Outbreaks of zoonotic diseases follow a depressing pattern: Somewhere, people come in contact with an animal bearing a disease that’s compatible with human biology. These infected people return to their communities and spread the illness.  Once public health authorities get wind of the outbreak, an all-out scramble begins to determine where the disease came from and how it’s spreading.

A team of computer modelers hope their research will put an end to that reactive model. They want to predict outbreaks, and hope to help prevent crises like the Ebola epidemic that ravaged West Africa in the past year.

Disease ecologist Barbara Han and her colleagues have taken a big data approach to identify animals that serve as disease reservoirs—animals that harbor viruses or bacteria that can be transmitted to humans. In a study published last week, the scientists fed information about all 2277 known rodent species into their computer models, and used machine-learning algorithms to identify more than 50 species that may be disease reservoirs.

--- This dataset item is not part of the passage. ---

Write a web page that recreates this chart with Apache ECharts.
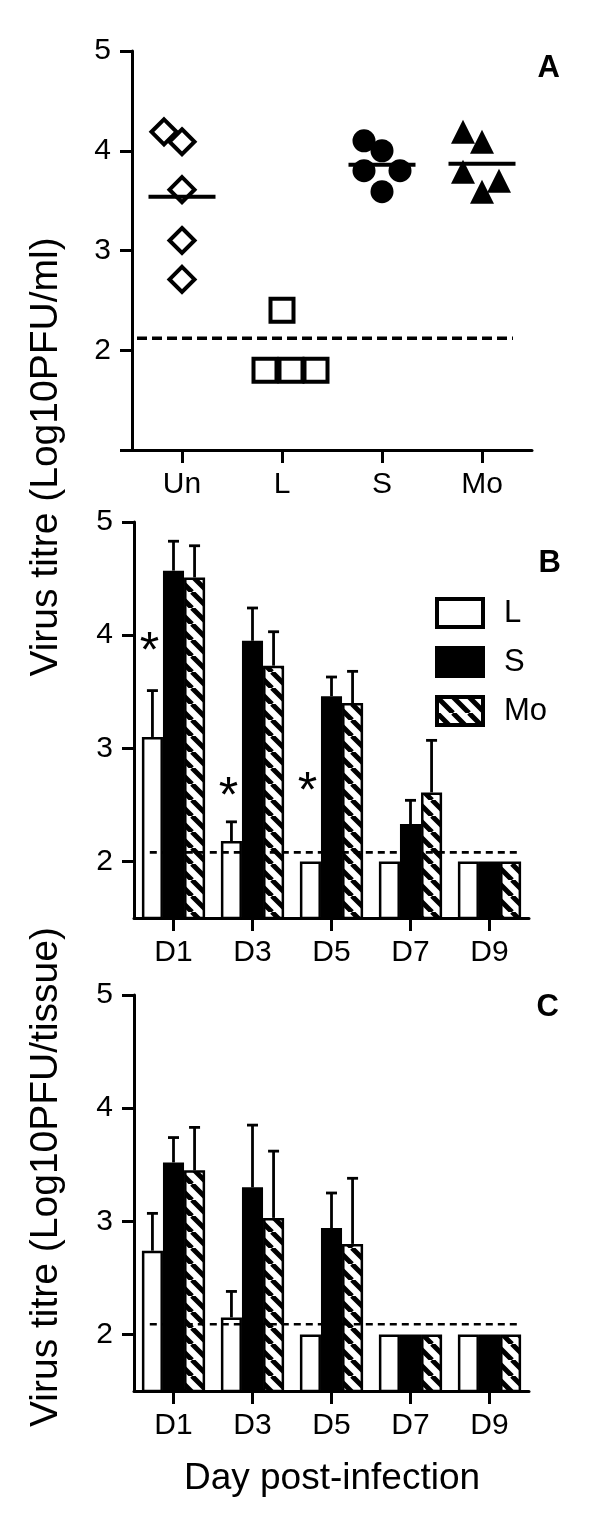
<!DOCTYPE html>
<html>
<head>
<meta charset="utf-8">
<script src="https://cdn.jsdelivr.net/npm/echarts@6/dist/echarts.min.js"></script>
<style>
html,body{margin:0;padding:0;background:#fff;}
#chart{width:600px;height:1536px;}
</style>
</head>
<body>
<div id="chart"></div>
<script>
// ---------- Panel A data ----------
const groupsA = ['Un', 'L', 'S', 'Mo'];
const unValues = [4.19, 4.09, 3.61, 3.10, 2.71];
const unJitter = [-0.18, 0, 0, 0, 0];
const lValues = [2.40, 1.80, 1.80, 1.80];
const lJitter = [0, -0.17, 0.09, 0.34];
const sValues = [4.10, 4.00, 3.80, 3.80, 3.59];
const sJitter = [-0.18, 0, -0.18, 0.18, 0];
const moValues = [4.19, 4.09, 3.79, 3.70, 3.59];
const moJitter = [-0.19, 0, -0.19, 0.17, 0];
const meanGroups = [0, 2, 3];
const meanValues = [3.54, 3.86, 3.87];
const limitA = 2.12;
const limitSpanA = [-0.45, 3.31];
const ticksA = [1, 2, 3, 4, 5];
const tickLabelsA = [2, 3, 4, 5];

// ---------- Panels B and C data ----------
const days = ['D1', 'D3', 'D5', 'D7', 'D9'];
const seriesNames = ['L', 'S', 'Mo'];
const bL = [3.10, 2.18, 2.00, 2.00, 2.00];
const bS = [4.57, 3.95, 3.46, 2.33, 2.00];
const bMo = [4.51, 3.73, 3.40, 2.61, 2.00];
const bLerr = [0.41, 0.17, 0, 0, 0];
const bSerr = [0.26, 0.29, 0.17, 0.21, 0];
const bMoerr = [0.28, 0.30, 0.28, 0.46, 0];
const starDaysB = [0, 1, 2];
const starValuesB = [3.94, 2.66, 2.70];
const limitB = 2.08;

const cL = [2.74, 2.15, 2.00, 2.00, 2.00];
const cS = [3.52, 3.30, 2.94, 2.00, 2.00];
const cMo = [3.45, 3.03, 2.80, 2.00, 2.00];
const cLerr = [0.33, 0.23, 0, 0, 0];
const cSerr = [0.22, 0.55, 0.31, 0, 0];
const cMoerr = [0.38, 0.59, 0.58, 0, 0];
const limitC = 2.09;
const limitSpanBC = [-0.30, 4.40];
const ticksBC = [2, 3, 4, 5];

// ---------- styling ----------
const FONT = "'Liberation Sans', Arial, Helvetica, sans-serif";
const BAR_CAT_GAP = 0.2;
const LABEL_SIZE = 30;

function makeHatch() {
  const s = 16;
  const cv = document.createElement('canvas');
  cv.width = s; cv.height = s;
  const ctx = cv.getContext('2d');
  ctx.fillStyle = '#fff';
  ctx.fillRect(0, 0, s, s);
  ctx.strokeStyle = '#000';
  ctx.lineWidth = 5;
  ctx.beginPath();
  for (let o = -s; o <= s; o += s) { ctx.moveTo(o, 0); ctx.lineTo(o + s, s); }
  ctx.stroke();
  return cv;
}
const hatch = { image: makeHatch(), repeat: 'repeat' };
const barColors = ['#fff', '#000', hatch];

function catAxis(grid, data) {
  return {
    type: 'category', gridIndex: grid, data: data, boundaryGap: true, z: 10,
    axisLine: { show: true, onZero: false, lineStyle: { color: '#000', width: 3 } },
    axisTick: { show: true, alignWithLabel: true, length: 13, lineStyle: { color: '#000', width: 3 } },
    axisLabel: { show: true, fontSize: LABEL_SIZE, color: '#000', fontFamily: FONT, margin: 20 },
    splitLine: { show: false }
  };
}
function hiddenValueX(grid, n) {
  return { type: 'value', gridIndex: grid, min: -0.5, max: n - 0.5, show: false };
}
function valAxis(grid, min, ticks, labels) {
  return {
    type: 'value', gridIndex: grid, min: min, max: 5, z: 10,
    axisLine: { show: true, onZero: false, lineStyle: { color: '#000', width: 3 } },
    axisTick: { show: true, length: 12, customValues: ticks, lineStyle: { color: '#000', width: 3 } },
    axisLabel: { show: true, customValues: labels, fontSize: LABEL_SIZE, color: '#000', fontFamily: FONT, margin: 21 },
    splitLine: { show: false }
  };
}

function scatterA(name, values, jitter, group, symbol, size, filled) {
  return {
    type: 'scatter', name: name, xAxisIndex: 1, yAxisIndex: 0, z: 3,
    symbol: symbol, symbolSize: size,
    itemStyle: { color: filled ? '#000' : '#fff', borderColor: '#000', borderWidth: filled ? 0 : 4, opacity: 1 },
    data: values.map((v, i) => [group + jitter[i], v]),
    silent: true
  };
}

function limitLine(xAxisIndex, yAxisIndex, span, value, width, dash) {
  return {
    type: 'line', xAxisIndex: xAxisIndex, yAxisIndex: yAxisIndex, z: 6,
    symbol: 'none', silent: true,
    lineStyle: { color: '#000', width: width, type: dash },
    data: [[span[0], value], [span[1], value]]
  };
}

function barSeries(xi, yi, k, values) {
  return {
    type: 'bar', name: seriesNames[k], xAxisIndex: xi, yAxisIndex: yi, z: 2,
    barGap: '0%', barCategoryGap: (BAR_CAT_GAP * 100) + '%',
    itemStyle: { color: barColors[k], borderColor: '#000', borderWidth: 2.5 },
    data: values, silent: true
  };
}

function errSeries(xi, yi, k, values, errs) {
  return {
    type: 'custom', xAxisIndex: xi, yAxisIndex: yi, z: 4, silent: true,
    encode: { x: 0, y: 1 },
    data: values.map((v, i) => [i, v, errs[i]]),
    renderItem: function (params, api) {
      const e = api.value(2);
      if (!e) return null;
      const i = api.value(0), v = api.value(1);
      const band = api.size([1, 0])[0];
      const bw = band * (1 - BAR_CAT_GAP) / 3;
      const p0 = api.coord([i, v]);
      const p1 = api.coord([i, v + e]);
      const x = p0[0] + (k - 1) * bw;
      return {
        type: 'group', children: [
          { type: 'line', shape: { x1: x, y1: p0[1], x2: x, y2: p1[1] }, style: { stroke: '#000', lineWidth: 2.8 } },
          { type: 'line', shape: { x1: x - 5.5, y1: p1[1], x2: x + 5.5, y2: p1[1] }, style: { stroke: '#000', lineWidth: 2.8 } }
        ]
      };
    }
  };
}

function starSeries(xi, yi, daysIdx, values) {
  return {
    type: 'custom', xAxisIndex: xi, yAxisIndex: yi, z: 5, silent: true,
    encode: { x: 0, y: 1 },
    data: daysIdx.map((d, j) => [d, values[j]]),
    renderItem: function (params, api) {
      const band = api.size([1, 0])[0];
      const bw = band * (1 - BAR_CAT_GAP) / 3;
      const p = api.coord([api.value(0), api.value(1)]);
      const fs = 50;
      return {
        type: 'text', x: p[0] - bw - 3, y: p[1] + fs * 0.22,
        style: { text: '*', font: fs + 'px ' + FONT, fill: '#000', align: 'center', verticalAlign: 'middle' }
      };
    }
  };
}

const meanSeries = {
  type: 'custom', xAxisIndex: 0, yAxisIndex: 0, z: 5, silent: true,
  encode: { x: 0, y: 1 },
  data: meanGroups.map((g, j) => [g, meanValues[j]]),
  renderItem: function (params, api) {
    const band = api.size([1, 0])[0];
    const p = api.coord([api.value(0), api.value(1)]);
    const half = band * 0.335;
    return { type: 'line', shape: { x1: p[0] - half, y1: p[1], x2: p[0] + half, y2: p[1] },
      style: { stroke: '#000', lineWidth: 4 } };
  }
};

const chart = echarts.init(document.getElementById('chart'), null, { renderer: 'canvas' });
chart.setOption({
  animation: false,
  backgroundColor: '#fff',
  textStyle: { fontFamily: FONT },
  grid: [
    { left: 132, top: 51, width: 400, height: 399, outerBoundsMode: 'none' },
    { left: 134, top: 522, width: 395, height: 396, outerBoundsMode: 'none' },
    { left: 134, top: 995, width: 395, height: 396, outerBoundsMode: 'none' }
  ],
  xAxis: [
    catAxis(0, groupsA), hiddenValueX(0, 4),
    catAxis(1, days), hiddenValueX(1, 5),
    catAxis(2, days), hiddenValueX(2, 5)
  ],
  yAxis: [
    valAxis(0, 1, ticksA, tickLabelsA),
    valAxis(1, 1.5, ticksBC, ticksBC),
    valAxis(2, 1.5, ticksBC, ticksBC)
  ],
  legend: {
    show: true, orient: 'vertical', left: 430, top: 592,
    itemWidth: 46, itemHeight: 28, itemGap: 17,
    data: seriesNames, selectedMode: false,
    icon: 'rect',
    itemStyle: { borderColor: '#000', borderWidth: 4 },
    textStyle: { fontSize: 31, color: '#000', fontFamily: FONT, padding: [0, 0, 0, 16] }
  },
  graphic: [
    { type: 'text', x: 46, y: 457, rotation: Math.PI / 2,
      style: { text: 'Virus titre (Log10PFU/ml)', font: '39px ' + FONT, fill: '#000', align: 'center', verticalAlign: 'middle' } },
    { type: 'text', x: 46, y: 1177, rotation: Math.PI / 2,
      style: { text: 'Virus titre (Log10PFU/tissue)', font: '39px ' + FONT, fill: '#000', align: 'center', verticalAlign: 'middle' } },
    { type: 'text', x: 332, y: 1479,
      style: { text: 'Day post-infection', font: '37px ' + FONT, fill: '#000', align: 'center', verticalAlign: 'middle' } },
    { type: 'text', x: 560, y: 68,
      style: { text: 'A', font: 'bold 31px ' + FONT, fill: '#000', align: 'right', verticalAlign: 'middle' } },
    { type: 'text', x: 561, y: 563,
      style: { text: 'B', font: 'bold 31px ' + FONT, fill: '#000', align: 'right', verticalAlign: 'middle' } },
    { type: 'text', x: 559, y: 1007,
      style: { text: 'C', font: 'bold 31px ' + FONT, fill: '#000', align: 'right', verticalAlign: 'middle' } }
  ],
  series: [
    // Panel A
    limitLine(1, 0, limitSpanA, limitA, 3.5, [10, 5]),
    scatterA('Un', unValues, unJitter, 0, 'diamond', 25, false),
    scatterA('L pts', lValues, lJitter, 1, 'rect', 23, false),
    scatterA('S pts', sValues, sJitter, 2, 'circle', 23, true),
    scatterA('Mo pts', moValues, moJitter, 3, 'triangle', 24, true),
    meanSeries,
    // Panel B
    barSeries(2, 1, 0, bL), barSeries(2, 1, 1, bS), barSeries(2, 1, 2, bMo),
    errSeries(2, 1, 0, bL, bLerr), errSeries(2, 1, 1, bS, bSerr), errSeries(2, 1, 2, bMo, bMoerr),
    starSeries(2, 1, starDaysB, starValuesB),
    limitLine(3, 1, limitSpanBC, limitB, 2.7, [7, 5]),
    // Panel C
    barSeries(4, 2, 0, cL), barSeries(4, 2, 1, cS), barSeries(4, 2, 2, cMo),
    errSeries(4, 2, 0, cL, cLerr), errSeries(4, 2, 1, cS, cSerr), errSeries(4, 2, 2, cMo, cMoerr),
    limitLine(5, 2, limitSpanBC, limitC, 2.7, [7, 5])
  ]
});
</script>
</body>
</html>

A couple of voles and a grasshopper mouse are at the top of the suspect list

The scientists drew information from several sources, including the massive PanTHERIA database, which lists what’s known of mammalian species’ physiology, behavior, range, social structure, and so forth. PanTHERIA is a “painstaking collection” of data from thousands of individual field studies, Han tells IEEE Spectrum

Although the PanTHERIA compilation will probably never be comprehensive, the researchers’ computer models could work with the incomplete data set. “This was one strength of this approach,” says Han. “If you tried to wait until you know everything, you’d be paralyzed.” The researchers also used public health databases of species that harbor zoonotic diseases.

The researchers first used information about known rodent disease reservoirs to train their computer model. “What the algorithm is doing is picking out the key features that repeatedly show themselves to be predictors of a species being a disease reservoir,” Han explains.

Beware of animals that live fast and die young

Once the model had created that “profile” of a disease-bearing rodent, the researchers tested its ability to distinguish between reservoir and non-reservoir species. The model’s 90 percent accuracy rate gave them confidence to try it with rodent species whose reservoir status was unknown. By identifying more than 50 new species as highly likely to carry zoonotic diseases, the researchers have provided hypotheses that field researchers can test. “Our predictions are a jumping off point,” Han says. A couple of voles and a grasshopper mouse are at the top of the suspect list. 

Interestingly, the model didn’t pick out species that were closely related to each other. Instead, the most predictive feature was having what Han calls “a fast-paced strategy for life.” These are short-lived animals that reach sexual maturity quickly, and then reproduce prolifically.

This jibes with previous scientific findings about these fast-paced animal species and their immune systems. Such species may “allocate their resources to reproduction,” Han says, and have an immune system that isn’t very effective, allowing them to harbor diseases. Those diseases may not be of much concern to the species, as they’re “more concerned with knocking out as many babies as possible,” Han explains.  

It seems that Han’s computer models have given humanity a good tip: Beware of animals that live fast and die young.